Intermediate objective

Macroprudential policy instrument

Mitigate and prevent excessive credit growth and leverage

  • Countercyclical capital buffer (CCB)
  • Sectoral capital requirements
  • Limits on the loan-to-value ratio (LTV)
  • Limits on the loan-to-income ratio (LTI) or the debt service-to-income ratio (DSTI)

Mitigate and prevent excessive maturity mismatch and market illiquidity

  • Loan-to-deposit ratio

Limit direct and indirect exposure concentrations

  • Systemic risk buffer (SRB)
  • Large exposure restrictions

Limit incentives for excessive risk-taking by systemically important institutions

  • Capital buffer for other systemically important institutions (O-SIIs)

Source: Banco de Portugal

 

Capital requirements on the current legal framework

Pillar 2 Guidance
Pillar 2 Guidance

(1) The microprudential supervisory authority is responsible for setting the Common Equity Tier 1 (CET1) component required to comply with the Pillar 2 guidance.

(2) The sum of the systemic risk buffer and the O-SII buffer is capped at 5% of total exposures. This maximum limit can be exceeded upon authorisation by the European Commission.

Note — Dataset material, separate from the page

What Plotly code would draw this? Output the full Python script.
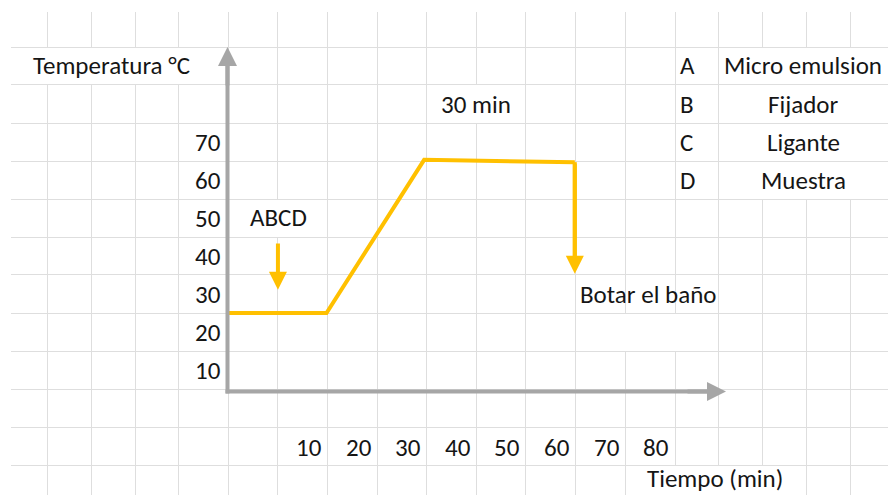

(3) If a group, on a consolidated basis, is subject to a G-SII buffer and an O-SII buffer, the higher capital buffer of the two applies.

(4) The combined buffer requirement is made up of CET1.

(5) The Pillar 2 capital requirements are specific to each bank. They must be composed of at least 56.25% CET1 and at least 75% Additional Tier 1 Own Funds (AT1).

(6) The minimum requirement in CET1 is 4.5% of total exposures, in AT1 6% of total exposures, and in total own funds 8% of total exposures. 

*Each institution is required to comply with a combined buffer requirement that corresponds to the sum of the capital conservation buffer, the institution-specific countercyclical capital buffer and the higher of the G-SII / O-SII buffer and the systemic risk buffer (except where the latter only applies to risk exposures in the EU Member State which activated the measure, in which case it is cumulative).